In another article in a mouthpiece of “The Hindu M.V. Ramana writes about another protagonist of Hindu nationalism, i.e. RSS, “The Rashtraiya Swayamsevak Sangh (RSS) has never hidden its desire to use nuclear weapons against Pakistan.
“During the Kargil War, Panchjanya, the RSS mouthpiece, proclaimed: "The time has come again for India's Bheema to tear open the breasts of these infidels and purify the soiled tresses of Draupadi with blood.

Pakistan will not listen just like that. We have a centuries-old debt to settle with this mindset. It is the same demon that has been throwing a challenge at Durga since the time of Mahammad bin Qasim. Arise Atal Behari! Who knows if fate has destined you to be the author of the final chapter of this long story? For what have we manufactured bombs?

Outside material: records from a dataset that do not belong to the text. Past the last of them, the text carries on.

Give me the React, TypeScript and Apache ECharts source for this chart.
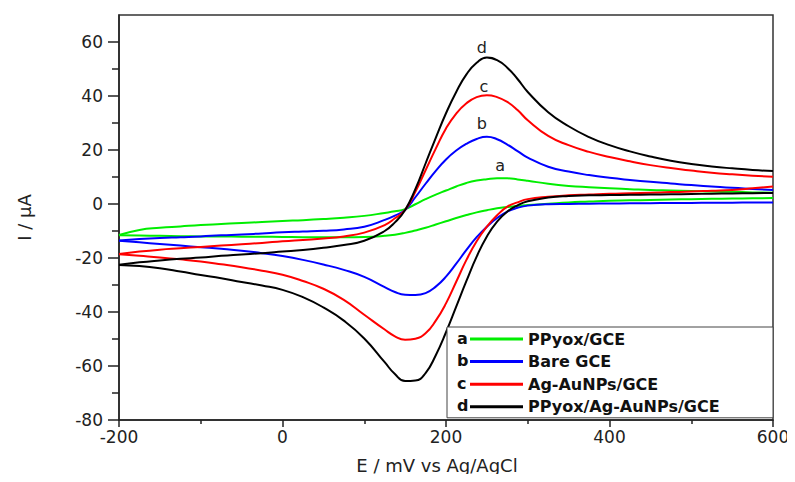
import React, { useEffect, useRef } from "react";
import * as echarts from "echarts";

// Potentials (mV vs Ag/AgCl); finer steps across the redox peaks
const E_FWD = [-200, -175, -150, -125, -100, -75, -50, -25, 0, 25, 50, 75, 100, 125, 137.5, 150, 162.5, 175, 187.5, 200, 212.5, 225, 237.5, 250, 262.5, 275, 287.5, 300, 325, 350, 375, 400, 425, 450, 475, 500, 525, 550, 575, 600];
const E_REV = [...E_FWD].reverse();

// a: PPyox/GCE (green), current in µA — forward scan (-200 -> 600)
const A_FWD = [-11.5, -9.6, -8.8, -8.3, -7.8, -7.4, -7.0, -6.7, -6.3, -6.0, -5.6, -5.1, -4.4, -3.3, -2.7, -1.9, -0.1, 1.8, 3.5, 5.0, 6.5, 7.8, 8.7, 9.2, 9.5, 9.5, 9.1, 8.6, 7.5, 6.7, 6.2, 5.8, 5.5, 5.2, 5.0, 4.8, 4.6, 4.5, 4.3, 4.2];
// reverse scan (600 -> -200)
const A_REV = [2.2, 2.1, 2.0, 1.9, 1.8, 1.65, 1.5, 1.35, 1.2, 0.9, 0.6, 0.1, -0.4, -0.7, -1.1, -1.6, -2.3, -3.1, -4.1, -5.2, -6.4, -7.6, -8.8, -9.8, -10.7, -11.4, -11.8, -12.2, -12.3, -12.3, -12.3, -12.2, -12.15, -12.1, -12.05, -12.0, -11.9, -11.8, -11.7, -11.6];

// b: Bare GCE (blue)
const B_FWD = [-13.5, -13.0, -12.6, -12.3, -12.0, -11.6, -11.3, -10.9, -10.5, -10.2, -9.9, -9.4, -8.4, -5.9, -4.3, -2.2, 2.5, 7.5, 12.3, 16.5, 19.8, 22.3, 24.1, 24.9, 24.0, 22.0, 19.6, 17.2, 13.8, 12.0, 10.7, 9.7, 8.9, 8.2, 7.6, 7.0, 6.5, 6.0, 5.6, 5.2];
const B_REV = [0.6, 0.55, 0.5, 0.45, 0.4, 0.35, 0.3, 0.25, 0.2, 0.1, 0.0, -0.1, -0.6, -1.4, -2.8, -5.2, -8.4, -12.3, -17.0, -22.1, -26.9, -30.6, -33.0, -33.7, -33.6, -32.6, -30.8, -27.0, -24.4, -22.4, -20.7, -19.3, -18.2, -17.3, -16.6, -16.0, -15.4, -14.8, -14.2, -13.6];

// c: Ag-AuNPs/GCE (red)
const C_FWD = [-18.5, -17.6, -16.9, -16.4, -15.9, -15.4, -14.9, -14.4, -13.8, -13.3, -12.8, -12.0, -10.6, -7.8, -5.3, -2.2, 4.5, 12.5, 20.5, 28.0, 33.5, 37.3, 39.6, 40.3, 39.6, 37.8, 34.8, 31.0, 25.2, 21.8, 19.3, 17.4, 15.8, 14.4, 13.3, 12.4, 11.6, 11.0, 10.5, 10.1];
const C_REV = [6.5, 5.8, 5.2, 4.9, 4.6, 4.4, 4.2, 4.0, 3.8, 3.5, 3.2, 2.7, 1.8, 0.6, -1.0, -4.2, -8.4, -13.8, -20.7, -28.8, -36.8, -43.2, -47.9, -49.9, -50.3, -49.0, -46.5, -41.0, -35.5, -31.4, -28.5, -26.2, -24.7, -23.4, -22.3, -21.3, -20.5, -19.8, -19.2, -18.6];

// d: PPyox/Ag-AuNPs/GCE (black)
const D_FWD = [-22.5, -21.6, -20.9, -20.3, -19.8, -19.2, -18.7, -18.2, -17.6, -17.0, -16.2, -15.2, -13.6, -10.0, -6.8, -2.2, 5.5, 15.0, 24.5, 33.6, 41.5, 48.0, 52.3, 54.3, 53.3, 50.5, 46.3, 41.5, 34.0, 28.8, 24.8, 21.8, 19.5, 17.6, 16.0, 14.8, 13.9, 13.2, 12.6, 12.2];
const D_REV = [4.1, 4.0, 3.9, 3.8, 3.7, 3.6, 3.5, 3.4, 3.3, 3.2, 3.0, 2.4, 1.0, -0.5, -2.8, -6.5, -12.0, -19.5, -28.5, -38.0, -47.5, -56.0, -62.6, -65.4, -65.6, -63.0, -58.6, -49.8, -43.2, -38.3, -34.5, -31.8, -30.2, -28.9, -27.5, -26.3, -25.0, -23.8, -23.0, -22.6];

const NAMES = ["PPyox/GCE", "Bare GCE", "Ag-AuNPs/GCE", "PPyox/Ag-AuNPs/GCE"];
const LETTERS = ["a", "b", "c", "d"];
const COLORS = ["#00ee00", "#0000ff", "#ff0000", "#000000"];
const FWD = [A_FWD, B_FWD, C_FWD, D_FWD];
const REV = [A_REV, B_REV, C_REV, D_REV];
const PEAK_LABEL_OFFSETS = [[3, -13], [-5, -13], [-3, -9], [-5, -10]];

const Y_MAJOR = [-80, -60, -40, -20, 0, 20, 40, 60];
const Y_MINOR = [-70, -50, -30, -10, 10, 30, 50];

const FONT = "'DejaVu Sans', 'Liberation Sans', sans-serif";

export default function App() {
  const ref = useRef<HTMLDivElement>(null);

  useEffect(() => {
    if (!ref.current) return;
    const chart = echarts.init(ref.current, null, { renderer: "svg" });

    const series: any[] = [];
    NAMES.forEach((name, i) => {
      const fwd = FWD[i];
      let pk = 0;
      fwd.forEach((v, k) => {
        if (v > fwd[pk]) pk = k;
      });
      const common = {
        name,
        type: "line",
        smooth: 0.5,
        showSymbol: false,
        symbol: "none",
        lineStyle: { color: COLORS[i], width: 2 },
        itemStyle: { color: COLORS[i] },
        z: 2 + i,
      };
      series.push({
        ...common,
        data: E_FWD.map((e, k) => [e, fwd[k]]),
        markPoint: {
          symbol: "circle",
          symbolSize: 0,
          data: [{ coord: [E_FWD[pk], fwd[pk]] }],
          label: {
            show: true,
            position: "inside",
            offset: PEAK_LABEL_OFFSETS[i],
            formatter: LETTERS[i],
            color: "#222",
            fontSize: 16,
            fontFamily: FONT,
          },
        },
      });
      series.push({
        ...common,
        data: E_REV.map((e, k) => [e, REV[i][k]]),
      });
    });

    const axisColor = "#222";

    chart.setOption({
      animation: false,
      backgroundColor: "#ffffff",
      grid: {
        left: 119,
        right: 22,
        top: 15,
        bottom: 62,
        show: true,
        borderColor: "#333",
        borderWidth: 1.5,
      },
      xAxis: {
        type: "value",
        min: -200,
        max: 600,
        interval: 200,
        axisLine: { show: true, onZero: false, lineStyle: { color: axisColor, width: 1.5 } },
        axisTick: { show: true, length: 7, lineStyle: { color: axisColor, width: 1.5 } },
        minorTick: { show: true, splitNumber: 2, length: 4, lineStyle: { color: axisColor, width: 1.5 } },
        splitLine: { show: false },
        minorSplitLine: { show: false },
        axisLabel: { color: axisColor, fontSize: 17, fontFamily: FONT, margin: 8 },
        name: "E / mV vs Ag/AgCl",
        nameLocation: "middle",
        nameGap: 36,
        nameTextStyle: { color: axisColor, fontSize: 18, fontFamily: FONT, padding: [0, 18, 0, 0] },
      },
      yAxis: [
        {
          type: "value",
          min: -80,
          max: 70,
          interval: 10,
          position: "left",
          axisLine: { show: true, onZero: false, lineStyle: { color: axisColor, width: 1.5 } },
          axisTick: { show: true, length: 11, customValues: Y_MAJOR, lineStyle: { color: axisColor, width: 1.5 } },
          splitLine: { show: false },
          axisLabel: { color: axisColor, fontSize: 17, fontFamily: FONT, margin: 16, customValues: Y_MAJOR },
          name: "I / \u03bcA",
          nameLocation: "middle",
          nameGap: 86,
          nameRotate: 90,
          nameTextStyle: { color: axisColor, fontSize: 18, fontFamily: FONT },
        },
        {
          type: "value",
          min: -80,
          max: 70,
          interval: 10,
          position: "left",
          axisLine: { show: false, onZero: false },
          axisTick: { show: true, length: 7, customValues: Y_MINOR, lineStyle: { color: axisColor, width: 1.5 } },
          splitLine: { show: false },
          axisLabel: { show: false },
        },
      ],
      legend: {
        orient: "vertical",
        left: 447,
        top: 327,
        padding: [4, 9, 3, 23],
        itemWidth: 53,
        itemHeight: 3,
        itemGap: 6.6,
        icon: "rect",
        borderColor: "#444",
        borderWidth: 1,
        backgroundColor: "#ffffff",
        z: 10,
        data: NAMES,
        textStyle: {
          fontFamily: FONT,
          fontWeight: "bold",
          fontSize: 16,
          color: "#111",
          width: 236,
          lineHeight: 15,
        },
      },
      graphic: LETTERS.map((l, i) => ({
        type: "text",
        x: 457,
        y: 338 + i * 22.6,
        z: 100,
        style: {
          text: l,
          fill: "#111",
          font: `bold 16px ${FONT}`,
          verticalAlign: "middle",
          textVerticalAlign: "middle",
        },
      })),
      series,
    });

    return () => chart.dispose();
  }, []);

  return <div ref={ref} style={{ width: 795, height: 482, margin: -8 }} />;
}
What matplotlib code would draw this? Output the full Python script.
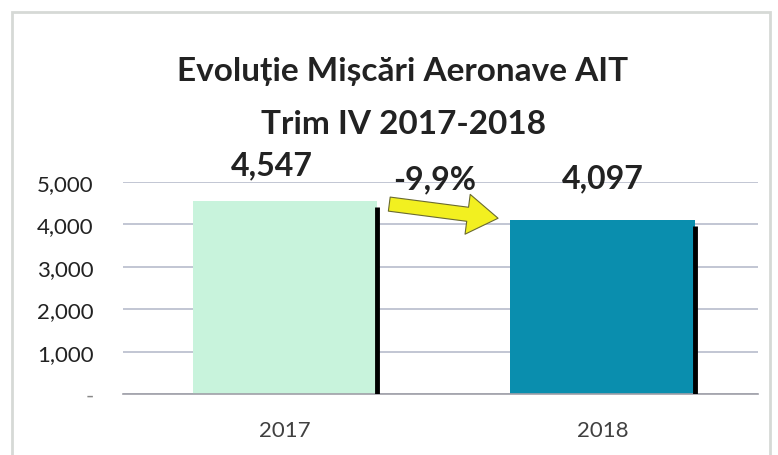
import matplotlib.pyplot as plt
from matplotlib.patches import FancyArrowPatch, Rectangle
from matplotlib.ticker import FuncFormatter

years = ["2017", "2018"]
movements = [4547, 4097]
change_label = "-9,9%"
bar_colors = ["#c8f3dc", "#0a8eae"]
title_lines = ["Evoluție Mișcări Aeronave AIT", "Trim IV 2017-2018"]

plt.rcParams["font.family"] = ["Lato", "DejaVu Sans"]

fig = plt.figure(figsize=(7.78, 4.56), dpi=100)
ax = fig.add_axes([123 / 778, 1 - 395 / 456, (758 - 123) / 778, (395 - 183) / 456])

# outer frame of the chart (bottom edge is cut off in the original)
fig.patches.append(Rectangle((12 / 778, -0.05), 758 / 778, 1.05 - 13 / 456, transform=fig.transFigure,
                             fill=False, edgecolor="#d6d9d6", linewidth=2))

x = range(len(years))
bars = ax.bar(x, movements, width=0.58, color=bar_colors, zorder=2)
# dark shadow on the right edge of the bars
for b in bars:
    ax.vlines(b.get_x() + b.get_width(), 0, b.get_height() - 130, color="black", linewidth=3.5, zorder=3)

ax.set_xlim(-0.51, 1.49)
ax.set_ylim(0, 5000)
ax.set_yticks([0, 1000, 2000, 3000, 4000, 5000])
ax.yaxis.set_major_formatter(FuncFormatter(lambda v, p: "-" if v == 0 else f"{int(v):,}"))
ax.set_xticks(list(x))
ax.set_xticklabels(years, color="#404040", fontsize=16)
ax.tick_params(axis="y", labelsize=16, colors="#222222", length=0, pad=21)
ax.tick_params(axis="x", length=0, pad=19)
ax.get_yticklabels()[0].set_color("#888888")
ax.grid(axis="y", color="#b8bccc", linewidth=1.2, zorder=0)
for s in ["top", "right", "left"]:
    ax.spines[s].set_visible(False)
ax.spines["bottom"].set_color("#a0a0a8")
ax.spines["bottom"].set_linewidth(1.2)

# value labels
label_kw = dict(ha="center", va="baseline", fontsize=23, fontweight="bold", color="#222222")
ax.text(-0.04, movements[0] + 640, f"{movements[0]:,}", **label_kw)
ax.text(1.0, movements[1] + 780, f"{movements[1]:,}", **label_kw)
ax.text(0.47, movements[1] + 760, change_label, **label_kw)

# yellow arrow between bars
arrow = FancyArrowPatch((0.32, movements[0] - 60), (0.68, movements[1] + 40),
                        arrowstyle="simple,head_width=1.7,head_length=1.3,tail_width=0.6",
                        mutation_scale=17, facecolor="#f2f020", edgecolor="#6a6a30", linewidth=0.8, zorder=4)
ax.add_patch(arrow)

fig.text(0.518, 1 - 72 / 456, title_lines[0], ha="center", va="center", fontsize=24, fontweight="bold", color="#222222")
fig.text(0.518, 1 - 125 / 456, title_lines[1], ha="center", va="center", fontsize=24, fontweight="bold", color="#222222")

fig.savefig("out.png", dpi=100)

For what have we exercised the nuclear option?"8 Given such exhortations, if a military officer sympathetic to the RSS is authorized to use nuclear weapons, then the possibility of his launching a weapon against Pakistan
cannot be ruled out.

Unfortunately, these advocates of the Hindu nationalism do not realize how dangerous a game they are playing for the rise of their ideology.

According to a report published in Washington Post based on an American intelligence assessment, a full-scale nuclear exchange between the two rivals, India and Pakistan could kill up to 12 million people immediately and injure up to 7 million, Pentagon officials say.

Even a "more limited" nuclear war as measured in number of warheads wound have cataclysmic results, overwhelming hospitals across Asia and requiring vast foreign assistance, particularly from the United States, to battle radioactive contamination, famine and disease, officials said. "The humanitarian crisis that would result would be so great that every medical facility in the Middle East and Southwest Asia would be quickly overwhelmed," one Defense Department official said. "The American military would have no choice but go in and help with the victims and to clean up." “….estimate also postulated that the nuclear weapons would explode on the surface and not in the air; such "ground bursts" dig up tons of soil and spread the poisonous, radioactive debris over a large area.